Fewer than 600 workers remain on the Las Vegas-based project, which has been shrinking through transfers, layoffs and attrition since the Obama administration began bringing it to an end.

The Energy Department's offer to stop the shutdown temporarily was the latest move in the legal battle over the Obama administration's plan to recall a pending application to build a nuclear waste repository at the Yucca Mountain site, 100 miles northwest of Las Vegas.

The department "agrees not to undertake further actions to effectuate a shutdown of the Yucca Mountain Project, including terminating employees, terminating contracts or instructing its contractor to end ongoing work," attorneys for the Department of Energy and the Justice Department said in paperwork filed with a three-judge panel at the U.S. Circuit Court of Appeals for the District of Columbia Circuit.

At the same time they offered the short-term freeze, the government attorneys also asked the judges for a time extension, until April 23, to answer the latest legal challenge to the shelving of the Nevada nuclear waste site.

The attorneys said the three-week pause should give the court time to consider a motion by Washington state's attorney general this week that seeks to halt the shutdown for a longer period through a legal injunction.

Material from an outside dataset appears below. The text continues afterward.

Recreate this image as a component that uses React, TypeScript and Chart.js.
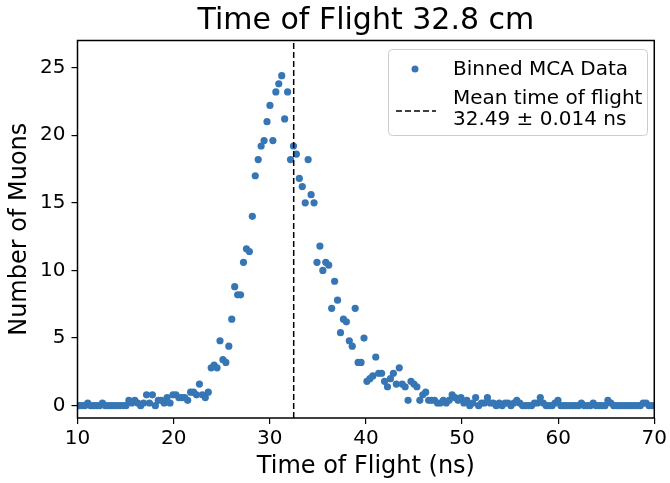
import { useEffect, useRef } from 'react';
import { Chart, registerables } from 'chart.js';

Chart.register(...registerables);

// MCA channel calibration (bin centers)
const binStart = 10.15;
const binWidth = 0.3057;

// Binned counts, one value per bin
const counts: number[] = [
  0, 0, 0, 0.2, 0, 0, 0, 0, 0.2, 0, 0, 0, 0, 0, 0, 0, 0,
  0.4, 0.2, 0.4, 0.2, 0, 0.2, 0.8, 0.2, 0.8, 0, 0.4, 0.4, 0.2, 0.6, 0.2, 0.8, 0.8, 0.6, 0.6, 0.6, 0.4,
  1.0, 1.0, 0.8, 1.6, 0.8, 0.6, 1.0, 2.8, 3.0, 2.8, 4.8, 3.4, 3.2, 4.4, 6.4, 8.8, 8.2, 8.2, 10.6, 11.6,
  11.4, 14.0, 17.0, 18.2, 19.2, 19.6, 21.0, 22.2, 19.6, 23.2, 23.8, 24.4, 21.2, 23.2, 18.2, 19.2, 18.6, 16.8, 16.2, 15.0, 18.2, 15.6, 15.0,
  10.6, 11.8, 10.0, 10.6, 10.4, 7.2, 9.2, 7.8, 5.4, 6.4, 6.2, 4.8, 4.4, 7.2, 3.2, 3.2, 5.0,
  1.8, 2.0, 2.2, 3.6, 2.4, 2.4, 1.8, 1.4, 2.0, 2.4, 1.6, 2.8, 1.6, 1.4, 0.4, 1.8, 1.6, 1.4, 0.4, 0.8, 1.0, 0.4, 0.4, 0.4, 0.2,
  0.2, 0.4, 0.2, 0.4, 0.8, 0.6, 0.4, 0.6, 0.2, 0.4, 0, 0.2, 0.6, 0, 0.2, 0.2, 0.6, 0.2, 0.2, 0, 0.2, 0, 0.2, 0.2, 0,
  0.2, 0.4, 0.2, 0, 0, 0, 0, 0.2, 0.2, 0.6, 0.2, 0, 0, 0, 0.2, 0.4, 0, 0, 0, 0, 0, 0, 0,
  0.2, 0, 0, 0, 0.2, 0, 0, 0, 0, 0.4, 0.2, 0, 0, 0, 0, 0, 0, 0, 0, 0, 0, 0.2, 0.2, 0, 0,
];

const meanTime = 32.49;
const xMin = 10;
const xMax = 70;
const yMin = -0.91;
const yMax = 27.0;
const xTicks = [10, 20, 30, 40, 50, 60, 70];
const yTicks = [0, 5, 10, 15, 20, 25];

const titleText = 'Time of Flight 32.8 cm';
const xLabel = 'Time of Flight (ns)';
const yLabel = 'Number of Muons';
const dataLabel = 'Binned MCA Data';
const meanLabel = ['Mean time of flight', '32.49 \u00b1 0.014 ns'];

const pointColor = '#3776b4';
const FONT = "'DejaVu Sans', sans-serif";

export default function App() {
  const canvasRef = useRef<HTMLCanvasElement | null>(null);

  useEffect(() => {
    document.body.style.margin = '0';
    const canvas = canvasRef.current;
    if (!canvas) return;

    const points = counts.map((c, i) => ({ x: binStart + binWidth * i, y: c }));

    const decor = {
      id: 'decor',
      afterDraw(chart: any) {
        const { ctx, chartArea } = chart;
        const { left, right, top, bottom } = chartArea;
        ctx.save();
        // frame
        ctx.strokeStyle = '#000';
        ctx.lineWidth = 1.5;
        ctx.strokeRect(left, top, right - left, bottom - top);
        // title
        ctx.fillStyle = '#000';
        ctx.font = `30px ${FONT}`;
        ctx.textAlign = 'center';
        ctx.textBaseline = 'alphabetic';
        ctx.fillText(titleText, (left + right) / 2, 29);

        // legend box
        const bx = 388.5, by = 49.5, bw = 259, bh = 86, r = 4;
        ctx.beginPath();
        ctx.moveTo(bx + r, by);
        ctx.lineTo(bx + bw - r, by);
        ctx.quadraticCurveTo(bx + bw, by, bx + bw, by + r);
        ctx.lineTo(bx + bw, by + bh - r);
        ctx.quadraticCurveTo(bx + bw, by + bh, bx + bw - r, by + bh);
        ctx.lineTo(bx + r, by + bh);
        ctx.quadraticCurveTo(bx, by + bh, bx, by + bh - r);
        ctx.lineTo(bx, by + r);
        ctx.quadraticCurveTo(bx, by, bx + r, by);
        ctx.closePath();
        ctx.fillStyle = 'rgba(255,255,255,0.8)';
        ctx.fill();
        ctx.strokeStyle = '#cccccc';
        ctx.lineWidth = 1;
        ctx.stroke();

        // legend marker
        ctx.fillStyle = pointColor;
        ctx.beginPath();
        ctx.arc(415, 69, 3.5, 0, Math.PI * 2);
        ctx.fill();
        // legend dashed line
        ctx.strokeStyle = '#000';
        ctx.lineWidth = 1.5;
        ctx.setLineDash([6, 3]);
        ctx.beginPath();
        ctx.moveTo(396, 111);
        ctx.lineTo(436, 111);
        ctx.stroke();
        ctx.setLineDash([]);

        ctx.fillStyle = '#000';
        ctx.font = `20px ${FONT}`;
        ctx.textAlign = 'left';
        ctx.textBaseline = 'alphabetic';
        ctx.fillText(dataLabel, 453, 75);
        ctx.fillText(meanLabel[0], 453, 104);
        ctx.fillText(meanLabel[1], 453, 125);
        ctx.restore();
      },
    };

    const chart = new Chart(canvas, {
      type: 'scatter',
      data: {
        datasets: [
          {
            type: 'line',
            label: meanLabel.join(' '),
            data: [
              { x: meanTime, y: yMin },
              { x: meanTime, y: yMax },
            ],
            borderColor: '#000',
            borderWidth: 1.5,
            borderDash: [6, 3],
            pointRadius: 0,
            fill: false,
          } as any,
          {
            label: dataLabel,
            data: points,
            backgroundColor: pointColor,
            borderWidth: 0,
            pointRadius: 3.6,
          },
        ],
      },
      options: {
        responsive: false,
        animation: false,
        events: [],
        font: { family: FONT },
        layout: { padding: { left: 0, right: 13, top: 40.5, bottom: 0 } },
        plugins: {
          legend: { display: false },
          tooltip: { enabled: false },
          title: { display: false },
        },
        scales: {
          x: {
            type: 'linear',
            min: xMin,
            max: xMax,
            afterBuildTicks: (s: any) => {
              s.ticks = xTicks.map((v) => ({ value: v }));
            },
            afterFit: (s: any) => {
              s.height = 65;
            },
            grid: {
              drawOnChartArea: false,
              drawTicks: true,
              tickLength: 6,
              color: '#000',
              lineWidth: 1.2,
            },
            border: { display: false },
            ticks: {
              color: '#000',
              font: { family: FONT, size: 20 },
              padding: 3,
              maxRotation: 0,
              autoSkip: false,
            },
            title: {
              display: true,
              text: xLabel,
              color: '#000',
              font: { family: FONT, size: 24, lineHeight: 1 },
              padding: { top: 0, bottom: 4 },
            },
          },
          y: {
            type: 'linear',
            min: yMin,
            max: yMax,
            afterBuildTicks: (s: any) => {
              s.ticks = yTicks.map((v) => ({ value: v }));
            },
            afterFit: (s: any) => {
              s.width = 77.5;
            },
            grid: {
              drawOnChartArea: false,
              drawTicks: true,
              tickLength: 6,
              color: '#000',
              lineWidth: 1.2,
            },
            border: { display: false },
            ticks: {
              color: '#000',
              font: { family: FONT, size: 20 },
              padding: 6,
              autoSkip: false,
            },
            title: {
              display: true,
              text: yLabel,
              color: '#000',
              font: { family: FONT, size: 24, lineHeight: 1 },
              padding: { top: 8, bottom: 0 },
            },
          },
        },
      },
      plugins: [decor],
    });

    return () => {
      chart.destroy();
    };
  }, []);

  return (
    <div style={{ width: 670, height: 483 }}>
      <canvas ref={canvasRef} width={670} height={483} style={{ display: 'block' }} />
    </div>
  );
}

The judges accepted the Energy Department's offer a few hours later.

South Carolina and Washington state, where caches of nuclear waste destined for Nevada are being stored, have filed lawsuits to stop the administration.

Aiken County, S.C., and a trio of businessmen who live near the Hanford nuclear reservation in Washington also have sued.

In explaining the Department of Energy's offer, spokeswoman Mueller said the department remains confident it has the legal authority to withdraw the construction application pending before the Nuclear Regulatory Commission.

"However, the parties need some time to prepare, and the court needs time to consider the issues," Mueller said.

"We are proposing to halt temporarily any actions to shut down Yucca Mountain to provide that time."

In its filing, the Department of Energy said it would proceed to help Yucca Mountain employees who "of their own accord" have asked to be transferred to other parts of the department.

"This course of action is taken in the interest of minimizing potential harm to employees," it said.

Sen. Harry Reid, D-Nev., the leading critic of the repository plan, who has worked with the Obama administration to redirect nuclear waste management strategy away from Yucca Mountain, said the three-week timeout and potential for a longer freeze through a court injunction "will only amount to a brief delay in the pending death of the Yucca Mountain Project."

"The reality of the situation hasn't changed," Reid said in a statement.

"The president and DOE remain committed to ending the project, the license application will be withdrawn, and as long as I continue to serve Nevada as the Senate Majority Leader, there will be no money made available for the project. Which, of course, alone kills it."